- **RAW DATA**:
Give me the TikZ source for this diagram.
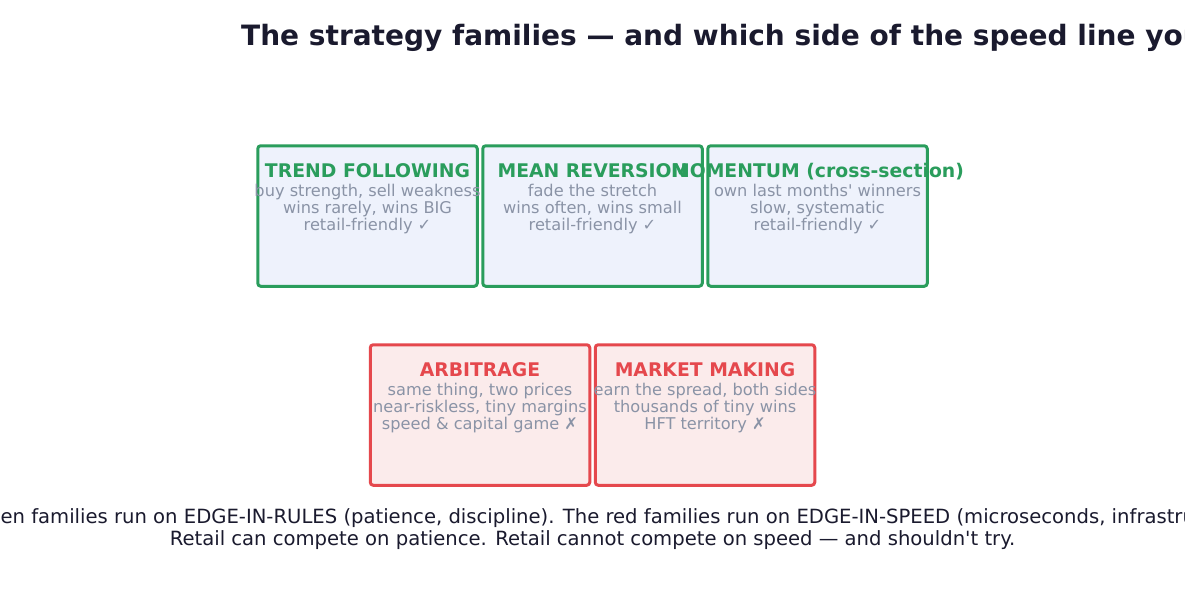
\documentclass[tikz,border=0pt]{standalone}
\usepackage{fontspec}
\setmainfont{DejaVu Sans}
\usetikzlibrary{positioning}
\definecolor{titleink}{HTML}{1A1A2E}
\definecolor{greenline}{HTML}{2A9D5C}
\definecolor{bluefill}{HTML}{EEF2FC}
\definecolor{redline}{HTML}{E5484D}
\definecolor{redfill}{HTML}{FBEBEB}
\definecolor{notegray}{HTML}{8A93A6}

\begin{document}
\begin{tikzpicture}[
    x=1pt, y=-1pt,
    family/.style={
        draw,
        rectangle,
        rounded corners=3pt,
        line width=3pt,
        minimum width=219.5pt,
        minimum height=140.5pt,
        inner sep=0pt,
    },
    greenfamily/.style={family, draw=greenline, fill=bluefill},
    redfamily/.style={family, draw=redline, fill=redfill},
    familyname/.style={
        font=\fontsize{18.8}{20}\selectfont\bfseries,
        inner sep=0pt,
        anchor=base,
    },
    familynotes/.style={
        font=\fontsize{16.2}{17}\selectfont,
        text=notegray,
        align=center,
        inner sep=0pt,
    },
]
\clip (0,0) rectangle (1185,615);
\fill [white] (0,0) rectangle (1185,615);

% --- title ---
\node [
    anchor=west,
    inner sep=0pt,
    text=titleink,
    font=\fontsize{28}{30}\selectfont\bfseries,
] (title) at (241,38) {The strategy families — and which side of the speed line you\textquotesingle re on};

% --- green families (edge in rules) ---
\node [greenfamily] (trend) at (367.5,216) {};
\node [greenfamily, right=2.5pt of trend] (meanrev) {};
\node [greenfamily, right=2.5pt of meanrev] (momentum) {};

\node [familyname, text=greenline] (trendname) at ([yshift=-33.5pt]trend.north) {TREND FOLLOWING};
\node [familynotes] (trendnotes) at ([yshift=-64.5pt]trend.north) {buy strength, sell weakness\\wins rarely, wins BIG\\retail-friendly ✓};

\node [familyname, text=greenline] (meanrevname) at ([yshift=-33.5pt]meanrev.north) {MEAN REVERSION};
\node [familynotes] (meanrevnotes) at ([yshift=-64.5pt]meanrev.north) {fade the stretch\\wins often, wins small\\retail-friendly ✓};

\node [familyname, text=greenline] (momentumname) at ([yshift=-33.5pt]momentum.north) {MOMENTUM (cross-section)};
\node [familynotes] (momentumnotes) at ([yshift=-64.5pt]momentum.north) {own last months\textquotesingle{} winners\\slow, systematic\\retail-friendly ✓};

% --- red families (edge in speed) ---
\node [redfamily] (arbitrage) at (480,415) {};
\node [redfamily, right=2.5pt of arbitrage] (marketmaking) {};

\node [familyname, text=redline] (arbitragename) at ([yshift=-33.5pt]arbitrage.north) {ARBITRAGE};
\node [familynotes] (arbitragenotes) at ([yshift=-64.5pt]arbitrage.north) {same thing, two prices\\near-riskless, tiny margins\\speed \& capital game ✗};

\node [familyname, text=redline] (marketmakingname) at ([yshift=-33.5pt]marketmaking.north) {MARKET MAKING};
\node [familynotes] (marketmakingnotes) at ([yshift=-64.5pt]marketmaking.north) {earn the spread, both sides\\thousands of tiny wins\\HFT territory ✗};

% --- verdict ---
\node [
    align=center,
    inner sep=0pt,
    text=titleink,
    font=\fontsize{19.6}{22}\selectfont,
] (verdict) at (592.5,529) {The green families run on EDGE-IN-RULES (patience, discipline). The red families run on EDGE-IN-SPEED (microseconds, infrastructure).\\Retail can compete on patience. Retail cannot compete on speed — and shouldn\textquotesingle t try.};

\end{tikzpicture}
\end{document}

- **WHAT YOU ARE ASKED TO DO**:
Copy out every line of the material above exactly, skipping the pictures.

- **THE SOLUTION**:
Give me the TikZ source for this diagram.
\documentclass[tikz,border=0pt]{standalone}
\usepackage{fontspec}
\setmainfont{DejaVu Sans}
\usetikzlibrary{positioning}
\definecolor{titleink}{HTML}{1A1A2E}
\definecolor{greenline}{HTML}{2A9D5C}
\definecolor{bluefill}{HTML}{EEF2FC}
\definecolor{redline}{HTML}{E5484D}
\definecolor{redfill}{HTML}{FBEBEB}
\definecolor{notegray}{HTML}{8A93A6}

\begin{document}
\begin{tikzpicture}[
    x=1pt, y=-1pt,
    family/.style={
        draw,
        rectangle,
        rounded corners=3pt,
        line width=3pt,
        minimum width=219.5pt,
        minimum height=140.5pt,
        inner sep=0pt,
    },
    greenfamily/.style={family, draw=greenline, fill=bluefill},
    redfamily/.style={family, draw=redline, fill=redfill},
    familyname/.style={
        font=\fontsize{18.8}{20}\selectfont\bfseries,
        inner sep=0pt,
        anchor=base,
    },
    familynotes/.style={
        font=\fontsize{16.2}{17}\selectfont,
        text=notegray,
        align=center,
        inner sep=0pt,
    },
]
\clip (0,0) rectangle (1185,615);
\fill [white] (0,0) rectangle (1185,615);

% --- title ---
\node [
    anchor=west,
    inner sep=0pt,
    text=titleink,
    font=\fontsize{28}{30}\selectfont\bfseries,
] (title) at (241,38) {The strategy families — and which side of the speed line you\textquotesingle re on};

% --- green families (edge in rules) ---
\node [greenfamily] (trend) at (367.5,216) {};
\node [greenfamily, right=2.5pt of trend] (meanrev) {};
\node [greenfamily, right=2.5pt of meanrev] (momentum) {};

\node [familyname, text=greenline] (trendname) at ([yshift=-33.5pt]trend.north) {TREND FOLLOWING};
\node [familynotes] (trendnotes) at ([yshift=-64.5pt]trend.north) {buy strength, sell weakness\\wins rarely, wins BIG\\retail-friendly ✓};

\node [familyname, text=greenline] (meanrevname) at ([yshift=-33.5pt]meanrev.north) {MEAN REVERSION};
\node [familynotes] (meanrevnotes) at ([yshift=-64.5pt]meanrev.north) {fade the stretch\\wins often, wins small\\retail-friendly ✓};

\node [familyname, text=greenline] (momentumname) at ([yshift=-33.5pt]momentum.north) {MOMENTUM (cross-section)};
\node [familynotes] (momentumnotes) at ([yshift=-64.5pt]momentum.north) {own last months\textquotesingle{} winners\\slow, systematic\\retail-friendly ✓};

% --- red families (edge in speed) ---
\node [redfamily] (arbitrage) at (480,415) {};
\node [redfamily, right=2.5pt of arbitrage] (marketmaking) {};

\node [familyname, text=redline] (arbitragename) at ([yshift=-33.5pt]arbitrage.north) {ARBITRAGE};
\node [familynotes] (arbitragenotes) at ([yshift=-64.5pt]arbitrage.north) {same thing, two prices\\near-riskless, tiny margins\\speed \& capital game ✗};

\node [familyname, text=redline] (marketmakingname) at ([yshift=-33.5pt]marketmaking.north) {MARKET MAKING};
\node [familynotes] (marketmakingnotes) at ([yshift=-64.5pt]marketmaking.north) {earn the spread, both sides\\thousands of tiny wins\\HFT territory ✗};

% --- verdict ---
\node [
    align=center,
    inner sep=0pt,
    text=titleink,
    font=\fontsize{19.6}{22}\selectfont,
] (verdict) at (592.5,529) {The green families run on EDGE-IN-RULES (patience, discipline). The red families run on EDGE-IN-SPEED (microseconds, infrastructure).\\Retail can compete on patience. Retail cannot compete on speed — and shouldn\textquotesingle t try.};

\end{tikzpicture}
\end{document}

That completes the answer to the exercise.